Of the 15.7 times final pay, Hewitt estimates that Social Security will provide 4.7 of it, leaving employees responsible for making up the remaining 11 times final pay. This will likely have to come from company-provided plans and personal savings, but of the more than 2 million employees at 84 large U.S. companies it examined, Hewitt’s study found that only 18% of these people who are expected to work a full career will meet this goal.
On average, employees are projected to accumulate 13.3 times their final pay with Social Security, leaving a shortfall of 2.4 times pay.
Workers who rely solely on a defined contribution plan to fund their retirement are expected to meet just 74% of their financial needs in retirement. Workers who are also covered by an active or frozen defined benefit plan are projected to meet 74% of their retirement needs.
Hewitt recommends three steps employees can take to curb their savings shortfall: Start saving, regularly increase contribution rate and work longer. Byron Beebe, the U.S. retirement market leader at Hewitt, said companies that auto enroll into a retirement plan have a 90% participation rate on average, but employees often run into inertia.
“If employees are enrolled at 3%, we’ll find that three years from today they will still be at 3%,” Beebe said. “That’s why we have been talking to more and more employers about auto-escalation.”
He added that employees will often stop increasing their contribution once they reach the company’s maximum match level. This often means that workers are stopping at 6%, for example. Hewitt, meanwhile, recommends the contribution level be at double digits.

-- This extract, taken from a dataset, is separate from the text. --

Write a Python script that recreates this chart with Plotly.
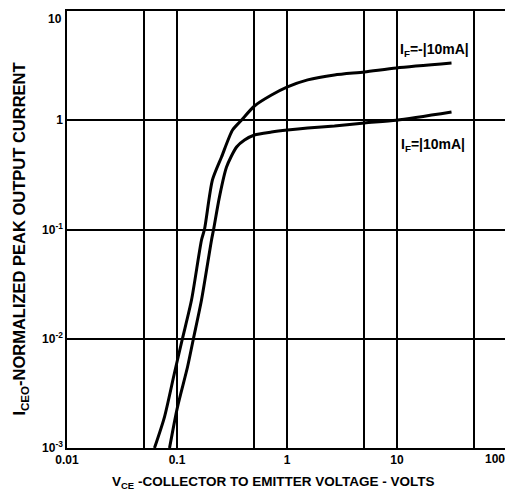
import plotly.graph_objects as go

# Curve IF = -|10mA| (upper)
vce_neg = [0.0624, 0.0769, 0.0948, 0.112, 0.1355, 0.167, 0.178, 0.210, 0.254, 0.320, 0.385, 0.506, 0.723, 1.01, 1.54, 2.70, 5.06, 9.89, 31.3]
ic_neg = [0.001, 0.00192, 0.00486, 0.010, 0.0226, 0.0802, 0.101, 0.284, 0.461, 0.814, 1.0, 1.35, 1.70, 2.02, 2.34, 2.60, 2.77, 3.01, 3.34]

# Curve IF = |10mA| (lower)
vce_pos = [0.0855, 0.101, 0.1246, 0.141, 0.167, 0.206, 0.215, 0.243, 0.282, 0.348, 0.411, 0.506, 0.723, 1.01, 1.54, 2.70, 5.06, 9.89, 31.3]
ic_pos = [0.001, 0.00237, 0.00551, 0.010, 0.0226, 0.0802, 0.100, 0.198, 0.373, 0.569, 0.659, 0.733, 0.780, 0.814, 0.849, 0.886, 0.944, 1.0, 1.19]

x_grid = [0.01, 0.05, 0.1, 0.5, 1, 5, 10, 50, 100]
x_text = ["0.01", "", "0.1", "", "1", "", "10", "", ""]
x_last_label = "100"
y_grid = [0.001, 0.01, 0.1, 1, 10]
y_text = ["10<sup>-3</sup>", "10<sup>-2</sup>", "10<sup>-1</sup>", "1", ""]
y_top_label = "10"

FONT = "Liberation Sans"

fig = go.Figure()
for xs, ys in ((vce_neg, ic_neg), (vce_pos, ic_pos)):
    fig.add_trace(go.Scatter(x=xs, y=ys, mode="lines",
                             line=dict(color="black", width=3, shape="spline", smoothing=0.7),
                             showlegend=False, hoverinfo="skip"))

fig.update_layout(
    width=505, height=489,
    margin=dict(l=59, r=6, t=3, b=49, autoexpand=False),
    paper_bgcolor="white", plot_bgcolor="white",
    font=dict(family=FONT, size=12, color="black"),
    xaxis=dict(type="log", range=[-2, 2], tickvals=x_grid, ticktext=x_text,
               showgrid=True, gridcolor="black", gridwidth=1.5,
               showline=True, linecolor="black", linewidth=1.5, mirror=True,
               ticks="", zeroline=False, ticklabeloverflow="allow",
               tickfont=dict(family=FONT, size=12, weight="bold")),
    yaxis=dict(type="log", range=[-3, 1], tickvals=y_grid, ticktext=y_text,
               showgrid=True, gridcolor="black", gridwidth=1.5,
               showline=True, linecolor="black", linewidth=1.5, mirror=True,
               ticks="", zeroline=False, ticklabeloverflow="allow",
               tickfont=dict(family=FONT, size=12, weight="bold")),
    annotations=[
        dict(text=x_last_label, x=1.0, y=0, xref="paper", yref="paper",
             xanchor="right", yanchor="top", yshift=-2, showarrow=False,
             font=dict(family=FONT, size=12, weight="bold")),
        dict(text=y_top_label, x=0, y=1, xref="paper", yref="paper",
             xanchor="right", yanchor="top", xshift=-3, yshift=1, showarrow=False,
             font=dict(family=FONT, size=12, weight="bold")),
        dict(text="I<sub>F</sub>=-|10mA|", x=1.341, y=0.643, xref="x", yref="y",
             showarrow=False, font=dict(family=FONT, size=14, weight="bold")),
        dict(text="I<sub>F</sub>=|10mA|", x=1.323, y=-0.2265, xref="x", yref="y",
             showarrow=False, font=dict(family=FONT, size=14, weight="bold")),
        dict(text="V<sub>CE</sub> -COLLECTOR TO EMITTER VOLTAGE - VOLTS",
             x=0.468, y=-0.08, xref="paper", yref="paper", showarrow=False,
             xanchor="center", yanchor="middle",
             font=dict(family=FONT, size=13.5, weight="bold")),
        dict(text="I<sub>CEO</sub>-NORMALIZED PEAK OUTPUT CURRENT",
             x=-0.133, y=0.478, xref="paper", yref="paper", showarrow=False,
             xanchor="left", yanchor="middle",
             textangle=-90, font=dict(family=FONT, size=16.5, weight="bold")),
    ],
)

fig.write_html("out.html")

The good news is that over the last five years or so, Hewitt has seen the retirement age continue to rise. Part of the reason is that fewer employees took voluntary retirement in 2008 and 2009 because their account balances declined during the recession. Beebe said employees should proactively calculate how much money they will need during retirement in order to make better decisions about how much they contribute to their company retirement plan, or how long they decide to work.
“They should start to do these calculations on their own,” he said. “People have in their mind an age for their retirement. But if people start looking at their numbers they will be shocked.”